I was most upset not with Governor Sandoval or his water carriers but rather with the "no tax" so-called
conservatives none of whom even once challenged the capitalist fakers about the
cruelty and economic
injustice rooted in the tax proposal especially in the commerce tax. Today's conservatives seem to have
no understanding at all they are supposed to be "conserving" the most radically liberal system of government
ever devised. They couldn't or wouldn't attack the commerce tax. Either way they are poor excuses for
political leaders of a free people.
Tax increases have consequences. The "temporary" billion dollar tax increase was imposed in 2011. From
the end of that year to the end of 2014 the average wage in Nevada skyrocketed (excuse the hyperbole)
from $43,105 to $44,718 an increase of 3.7%*. On the other hand, the S&P 500 Index where Nevada's
capitalist elite has the bulk of their money invested went from 1258 to 2059 an increase of 63%.
*State of Nevada Dept. of Employment Payroll Report 2011 to 2014.
Let's get it straight:
CAPITAL DOESN'T PAY TAXES.
LABOR PAYS TAXES.
THE PEOPLE PAY TAXES.
The political and economic leadership of Nevada should be ashamed of what they did (which they are not)

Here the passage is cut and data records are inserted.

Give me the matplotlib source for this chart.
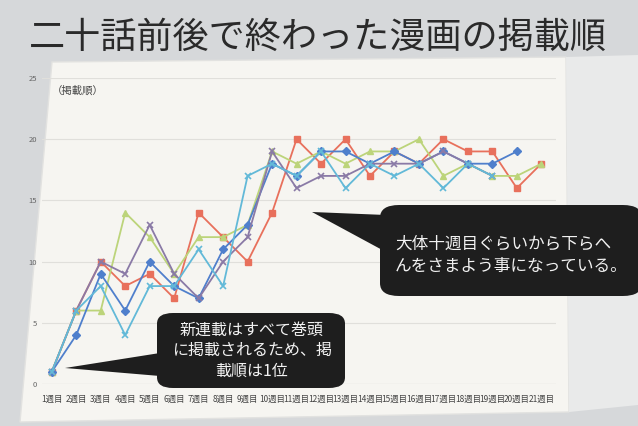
import numpy as np
import matplotlib.pyplot as plt
from matplotlib.patches import Polygon, FancyBboxPatch

plt.rcParams['font.family'] = ['Noto Sans CJK JP', 'DejaVu Sans']

W, H = 638, 426

# chart data (publication order per week)
weeks = [f'{i}週目' for i in range(1, 22)]
nan = np.nan
red = [1, 6, 10, 8, 9, 7, 14, 12, 10, 14, 20, 18, 20, 17, 19, 18, 20, 19, 19, 16, 18]
green = [1, 6, 6, 14, 12, 9, 12, 12, 13, 19, 18, 19, 18, 19, 19, 20, 17, 18, 17, 17, 18]
blue = [1, 4, 9, 6, 10, 8, 7, 11, 13, 18, 17, 19, 19, 18, 19, 18, 19, 18, 18, 19, nan]
purple = [1, 6, 10, 9, 13, 9, 7, 10, 12, 19, 16, 17, 17, 18, 18, 18, 19, 18, 17, nan, nan]
aqua = [1, 6, 8, 4, 8, 8, 11, 8, 17, 18, 17, 19, 16, 18, 17, 18, 16, 18, 17, nan, nan]

title = '二十話前後で終わった漫画の掲載順'
note1 = '新連載はすべて巻頭\nに掲載されるため、掲\n載順は1位'
note2 = '大体十週目ぐらいから下らへ\nんをさまよう事になっている。'


def px(x, y):
    return x / W, 1 - y / H


fig = plt.figure(figsize=(W / 100, H / 100), dpi=100)
fig.patch.set_facecolor('#d6d8da')

# white page panel
panel = Polygon([px(52, 62), px(566, 57), px(569, 412), px(20, 422)],
                closed=True, transform=fig.transFigure, zorder=-10,
                facecolor='#f6f5f1', edgecolor='#e2e2e0', lw=1)
fig.patches.append(panel)
# page on right side
right = Polygon([px(566, 57), px(638, 55), px(638, 405), px(569, 412)],
                closed=True, transform=fig.transFigure, zorder=-10,
                facecolor='#e9eaea', edgecolor='none')
fig.patches.append(right)

fig.text(*px(318, 38), title, ha='center', va='center', fontsize=26,
         color='#2a2a2a')

l, r, t, b = 42, 556, 78, 384
ax = fig.add_axes([l / W, 1 - b / H, (r - l) / W, (b - t) / H])
ax.set_facecolor('none')
ax.set_zorder(1)

x = np.arange(1, 22)
ax.plot(x, red, color='#e8705c', marker='s', ms=5, lw=1.3)
ax.plot(x, green, color='#bcd47a', marker='^', ms=5, lw=1.3)
ax.plot(x, blue, color='#4f7fcc', marker='D', ms=4, lw=1.3)
ax.plot(x, purple, color='#8a7aa6', marker='x', ms=5, mew=1.2, lw=1.3)
ax.plot(x, aqua, color='#62b9d8', marker='x', ms=5, mew=1.2, lw=1.3)

ax.set_xlim(0.6, 21.6)
ax.set_ylim(0, 25)
ax.set_yticks(range(0, 26, 5))
ax.set_xticks(x)
ax.set_xticklabels(weeks, fontsize=6, color='#444444')
ax.tick_params(axis='y', labelsize=5.5, colors='#666666', length=0)
ax.tick_params(axis='x', length=0, pad=8)
ax.grid(axis='y', color='#e0dfdb', lw=0.8)
ax.set_axisbelow(True)
for s in ax.spines.values():
    s.set_visible(False)
ax.axhline(0, color='#d5d4d0', lw=0.8, zorder=0)
ax.text(1.0, 24, '（掲載順）', fontsize=7.5, color='#444444', va='center')

# callout 1
tail1 = Polygon([px(65, 368), px(160, 353), px(160, 376)], closed=True, zorder=5,
                transform=fig.transFigure, facecolor='#1e1e1e', edgecolor='none')
fig.patches.append(tail1)
box1 = FancyBboxPatch(px(157, 388), 188 / W, 75 / H, zorder=5,
                      boxstyle='round,pad=0,rounding_size=0.025',
                      transform=fig.transFigure, facecolor='#1e1e1e',
                      edgecolor='none')
fig.patches.append(box1)
fig.text(*px(252, 351), note1, ha='center', va='center', fontsize=11.5,
         color='#f2f2f2', linespacing=1.25, zorder=6)

# callout 2
tail2 = Polygon([px(312, 212), px(386, 215), px(386, 252)], closed=True, zorder=5,
                transform=fig.transFigure, facecolor='#1e1e1e', edgecolor='none')
fig.patches.append(tail2)
box2 = FancyBboxPatch(px(380, 296), 262 / W, 91 / H, zorder=5,
                      boxstyle='round,pad=0,rounding_size=0.03',
                      transform=fig.transFigure, facecolor='#1e1e1e',
                      edgecolor='none')
fig.patches.append(box2)
fig.text(*px(395, 255), note2, ha='left', va='center', fontsize=12,
         color='#f2f2f2', linespacing=1.4, zorder=6)

fig.savefig('out.png', dpi=100)
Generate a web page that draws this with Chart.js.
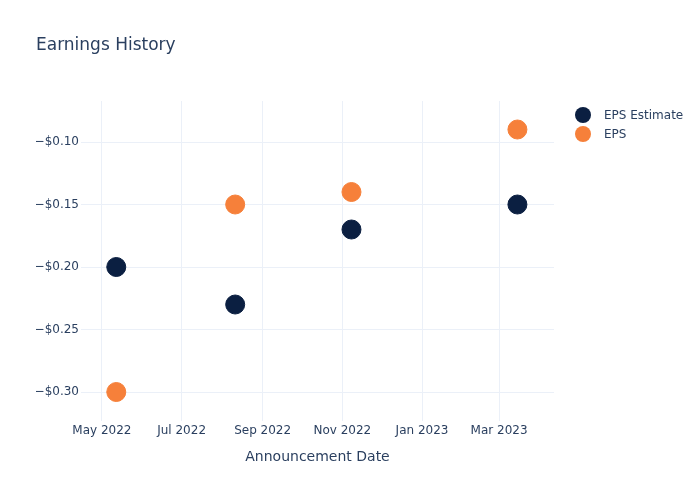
<!DOCTYPE html>
<html>
<head>
<meta charset="utf-8">
<script src="https://cdn.jsdelivr.net/npm/chart.js@4"></script>
<style>
  html, body { margin: 0; padding: 0; background: #fff; }
  #wrap { width: 700px; height: 500px; }
</style>
</head>
<body>
<div id="wrap"><canvas id="earningsChart" width="700" height="500"></canvas></div>
<script>
var announceDates = ['2022-05-12', '2022-08-11', '2022-11-08', '2023-03-15'];
var epsEstimate = [-0.20, -0.23, -0.17, -0.15];
var epsActual = [-0.30, -0.15, -0.14, -0.09];
var xTickDates = ['2022-05-01', '2022-07-01', '2022-09-01', '2022-11-01', '2023-01-01', '2023-03-01'];
var xTickLabels = ['May 2022', 'Jul 2022', 'Sep 2022', 'Nov 2022', 'Jan 2023', 'Mar 2023'];
var yTicks = [-0.30, -0.25, -0.20, -0.15, -0.10];

var textColor = '#2a3f5f';
var gridColor = '#ebf0f8';
var fontFamily = '"DejaVu Sans", Verdana, sans-serif';

function toPoints(values) {
    return values.map(function(v, i) {
        return { x: Date.parse(announceDates[i]), y: v };
    });
}

function money(v) {
    return (v < 0 ? '\u2212' : '') + '$' + Math.abs(v).toFixed(2);
}

// plotly-style legend drawn on the right side
var sideLegend = {
    id: 'sideLegend',
    afterDraw: function(chart) {
        var ctx = chart.ctx;
        ctx.save();
        ctx.font = '12px ' + fontFamily;
        ctx.textBaseline = 'middle';
        chart.data.datasets.forEach(function(ds, i) {
            var y = 115 + i * 19;
            ctx.beginPath();
            ctx.arc(583, y, 8, 0, Math.PI * 2);
            ctx.fillStyle = ds.backgroundColor;
            ctx.fill();
            ctx.fillStyle = textColor;
            ctx.fillText(ds.label, 604, y + 0.5);
        });
        ctx.restore();
    }
};

var ctx = document.getElementById('earningsChart').getContext('2d');
var earningsChart = new Chart(ctx, {
    type: 'scatter',
    data: {
        datasets: [{
            label: 'EPS Estimate',
            data: toPoints(epsEstimate),
            backgroundColor: '#0b1f41',
            borderColor: '#0b1f41',
            pointRadius: 9.5,
            pointHoverRadius: 9.5,
            borderWidth: 1
        }, {
            label: 'EPS',
            data: toPoints(epsActual),
            backgroundColor: '#f6803a',
            borderColor: '#f6803a',
            pointRadius: 9.5,
            pointHoverRadius: 9.5,
            borderWidth: 1
        }]
    },
    options: {
        responsive: false,
        animation: false,
        layout: { padding: { left: 36, right: 146, top: 0, bottom: 0 } },
        plugins: {
            legend: { display: false },
            tooltip: { enabled: false },
            title: {
                display: true,
                text: 'Earnings History',
                align: 'start',
                color: textColor,
                font: { family: fontFamily, size: 17, weight: 'normal' },
                padding: { top: 35, bottom: 45.6 }
            }
        },
        scales: {
            x: {
                type: 'linear',
                min: Date.parse('2022-04-15'),
                max: Date.parse('2023-04-12'),
                grid: { color: gridColor, drawTicks: false },
                border: { display: false },
                afterBuildTicks: function(scale) {
                    scale.ticks = xTickDates.map(function(d) { return { value: Date.parse(d) }; });
                },
                afterFit: function(scale) { scale.height = 79; },
                ticks: {
                    color: textColor,
                    padding: 3,
                    maxRotation: 0,
                    autoSkip: false,
                    font: { family: fontFamily, size: 12 },
                    callback: function(value) {
                        var i = xTickDates.map(function(d) { return Date.parse(d); }).indexOf(value);
                        return i >= 0 ? xTickLabels[i] : '';
                    }
                },
                title: {
                    display: true,
                    text: 'Announcement Date',
                    color: textColor,
                    font: { family: fontFamily, size: 14 },
                    padding: { top: 0, bottom: 34.6 }
                }
            },
            y: {
                min: -0.3232,
                max: -0.0672,
                grid: { color: gridColor, drawTicks: false },
                border: { display: false },
                afterBuildTicks: function(scale) {
                    scale.ticks = yTicks.map(function(v) { return { value: v }; });
                },
                afterFit: function(scale) { scale.width = 45; },
                ticks: {
                    color: textColor,
                    padding: 2,
                    font: { family: fontFamily, size: 12 },
                    callback: function(value) { return money(value); }
                }
            }
        }
    },
    plugins: [sideLegend]
});
</script>
</body>
</html>
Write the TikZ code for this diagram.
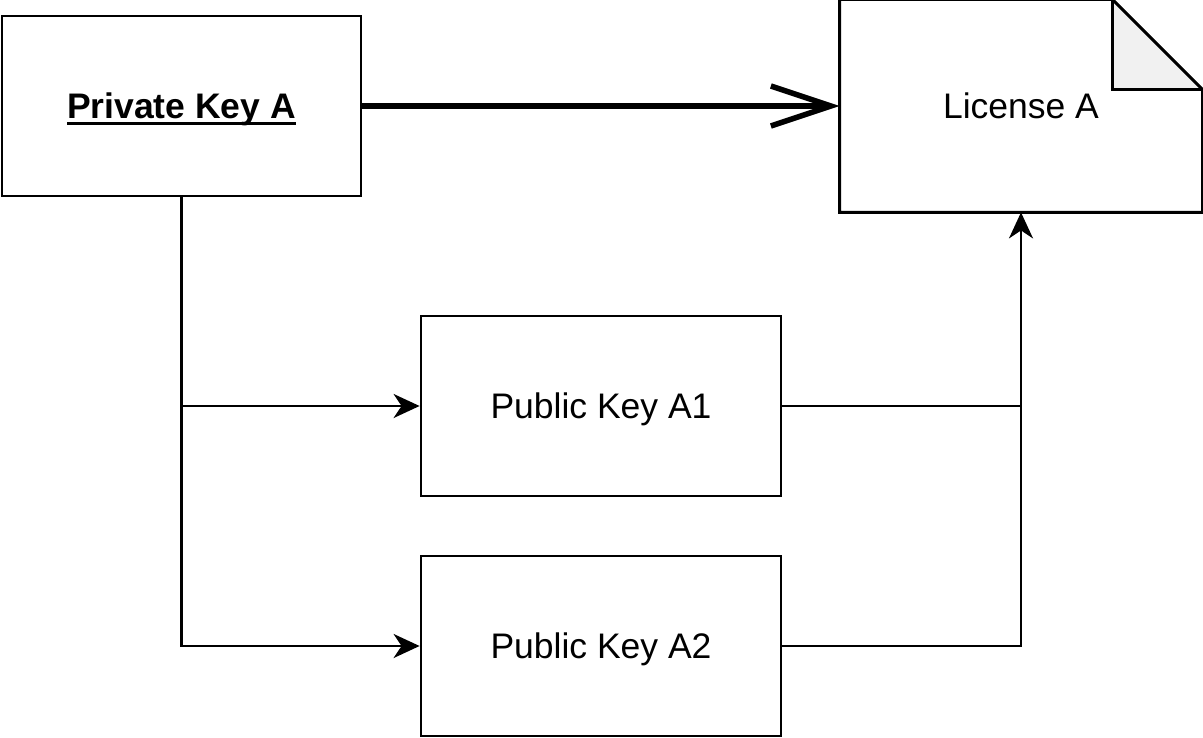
\documentclass[tikz,border=0pt]{standalone}
\usepackage{fontspec}
\setmainfont{Liberation Sans}
\usetikzlibrary{arrows.meta}
\newlength\myulwd
\newcommand\myuline[1]{\settowidth\myulwd{#1}\rlap{\rule[-6.2pt]{\myulwd}{2.7pt}}#1}
\definecolor{foldgray}{HTML}{F1F1F1}
\tikzset{
  boxnode/.style={draw=black, line width=2.8pt, minimum width=359pt, minimum height=180pt, inner sep=0pt,
    text height=25.4pt, text depth=0pt, font=\fontsize{35.5}{43}\selectfont},
  conn/.style={line width=2.7pt, draw=black},
  smallarrow/.style={-{Stealth[length=26pt,width=24pt,inset=8pt]}},
  thickconn/.style={line width=5.5pt, -{Straight Barb[length=60pt,width=40pt,line width=5.5pt]}},
}
\begin{document}
\begin{tikzpicture}[x=1pt,y=-1pt]
\useasboundingbox (0,0) rectangle (1203,738);
\node[boxnode] (pk) at (181.5,106) {\bfseries\myuline{Private Key A}};
\node[boxnode, minimum width=360pt] (a1) at (601,406) {Public Key A1};
\node[boxnode, minimum width=360pt] (a2) at (601,646) {Public Key A2};
\node[boxnode, draw=none, minimum width=360pt, minimum height=210pt] (lic) at (1021,106) {License A};
\draw[line width=2.8pt, line join=miter] (lic.north west) -- ([xshift=-90pt]lic.north east) -- ([yshift=-90pt]lic.north east) -- (lic.south east) -- (lic.south west) -- cycle;
\filldraw[fill=foldgray, line width=2.8pt, line join=miter] ([xshift=-90pt]lic.north east) -- ([xshift=-90pt,yshift=-90pt]lic.north east) -- ([yshift=-90pt]lic.north east) -- cycle;
\draw[thickconn] (pk.east) -- (lic.west);
\draw[conn, smallarrow] (pk.south) |- (a2.west);
\draw[conn, smallarrow] (pk.south |- a1.west) -- (a1.west);
\draw[conn] (a1.east) -- (a1.east -| lic.south);
\draw[conn, smallarrow] (a2.east) -| (lic.south);
\end{tikzpicture}
\end{document}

and they most assuredly should not be proud of what they did (which, pathetically, they are).
The collapse of oil prices is providing another great economics lesson about markets and their
overpowering influence on governments and people. Those states that were riding high on $80-$100 bbl.
oil have had a rude awakening since June of last year. Texas, North Dakota,
Oklahoma, New Mexico,
Louisiana, Arkansas and Alaska have all taken brutal hits as oil has sunk to $40-$45. Alaska's revenue
forecast is down by $2 billion creating a budget deficit of $3.4 billion.
As for workers, there have been
over 155,000 layoffs.
Make no mistake, the oil boom played a huge role in the US recovery not to mention making us almost
energy independent. This oil bust can cut both ways, helping some areas but dragging down the overall
growth rate which is anemic a best.
Watching the oil market do its thing can be entertaining even to seniors who are probably far more
interested in the price of gas than they are the price of Exxon-Mobil stock.